- **To be done**: Reproduce every line of the material below, but drop the pictures.

[BEGIN]

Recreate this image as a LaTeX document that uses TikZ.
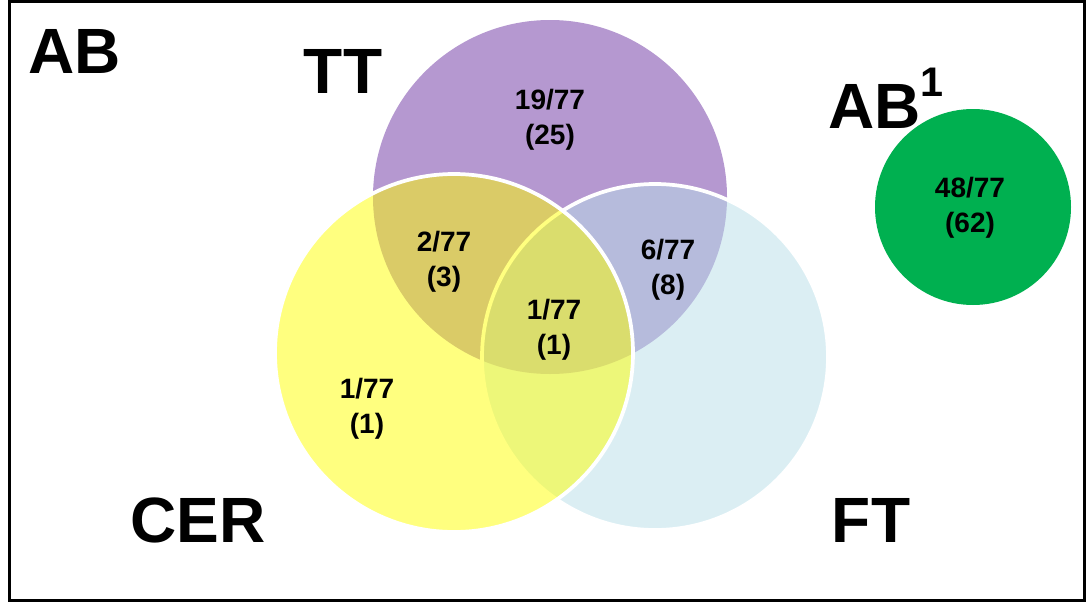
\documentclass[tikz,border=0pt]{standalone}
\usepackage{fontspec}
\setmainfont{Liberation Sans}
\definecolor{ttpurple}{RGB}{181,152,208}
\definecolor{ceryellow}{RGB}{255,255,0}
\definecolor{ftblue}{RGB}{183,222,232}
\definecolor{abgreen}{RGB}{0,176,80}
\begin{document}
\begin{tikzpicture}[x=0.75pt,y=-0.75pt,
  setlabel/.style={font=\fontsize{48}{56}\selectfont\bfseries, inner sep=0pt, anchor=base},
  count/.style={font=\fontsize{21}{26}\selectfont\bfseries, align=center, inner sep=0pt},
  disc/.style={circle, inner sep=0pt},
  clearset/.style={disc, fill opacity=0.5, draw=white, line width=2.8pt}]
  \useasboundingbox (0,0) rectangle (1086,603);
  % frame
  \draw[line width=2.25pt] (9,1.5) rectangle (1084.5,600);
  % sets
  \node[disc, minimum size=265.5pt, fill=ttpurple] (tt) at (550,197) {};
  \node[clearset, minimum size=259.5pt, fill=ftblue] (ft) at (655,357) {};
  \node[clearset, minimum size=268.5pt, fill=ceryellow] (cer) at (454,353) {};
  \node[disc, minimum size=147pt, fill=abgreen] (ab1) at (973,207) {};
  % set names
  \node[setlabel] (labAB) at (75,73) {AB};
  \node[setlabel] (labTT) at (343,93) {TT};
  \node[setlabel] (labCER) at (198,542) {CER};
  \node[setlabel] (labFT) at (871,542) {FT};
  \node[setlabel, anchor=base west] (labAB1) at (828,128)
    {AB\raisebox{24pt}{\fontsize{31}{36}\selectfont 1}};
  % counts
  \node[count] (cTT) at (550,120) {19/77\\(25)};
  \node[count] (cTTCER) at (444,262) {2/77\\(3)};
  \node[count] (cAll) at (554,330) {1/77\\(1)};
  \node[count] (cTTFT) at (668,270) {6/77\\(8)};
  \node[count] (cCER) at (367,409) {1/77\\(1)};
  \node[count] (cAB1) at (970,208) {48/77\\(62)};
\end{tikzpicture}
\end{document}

[END]

- **Result of this task**:
Recreate this image as a LaTeX document that uses TikZ.
\documentclass[tikz,border=0pt]{standalone}
\usepackage{fontspec}
\setmainfont{Liberation Sans}
\definecolor{ttpurple}{RGB}{181,152,208}
\definecolor{ceryellow}{RGB}{255,255,0}
\definecolor{ftblue}{RGB}{183,222,232}
\definecolor{abgreen}{RGB}{0,176,80}
\begin{document}
\begin{tikzpicture}[x=0.75pt,y=-0.75pt,
  setlabel/.style={font=\fontsize{48}{56}\selectfont\bfseries, inner sep=0pt, anchor=base},
  count/.style={font=\fontsize{21}{26}\selectfont\bfseries, align=center, inner sep=0pt},
  disc/.style={circle, inner sep=0pt},
  clearset/.style={disc, fill opacity=0.5, draw=white, line width=2.8pt}]
  \useasboundingbox (0,0) rectangle (1086,603);
  % frame
  \draw[line width=2.25pt] (9,1.5) rectangle (1084.5,600);
  % sets
  \node[disc, minimum size=265.5pt, fill=ttpurple] (tt) at (550,197) {};
  \node[clearset, minimum size=259.5pt, fill=ftblue] (ft) at (655,357) {};
  \node[clearset, minimum size=268.5pt, fill=ceryellow] (cer) at (454,353) {};
  \node[disc, minimum size=147pt, fill=abgreen] (ab1) at (973,207) {};
  % set names
  \node[setlabel] (labAB) at (75,73) {AB};
  \node[setlabel] (labTT) at (343,93) {TT};
  \node[setlabel] (labCER) at (198,542) {CER};
  \node[setlabel] (labFT) at (871,542) {FT};
  \node[setlabel, anchor=base west] (labAB1) at (828,128)
    {AB\raisebox{24pt}{\fontsize{31}{36}\selectfont 1}};
  % counts
  \node[count] (cTT) at (550,120) {19/77\\(25)};
  \node[count] (cTTCER) at (444,262) {2/77\\(3)};
  \node[count] (cAll) at (554,330) {1/77\\(1)};
  \node[count] (cTTFT) at (668,270) {6/77\\(8)};
  \node[count] (cCER) at (367,409) {1/77\\(1)};
  \node[count] (cAB1) at (970,208) {48/77\\(62)};
\end{tikzpicture}
\end{document}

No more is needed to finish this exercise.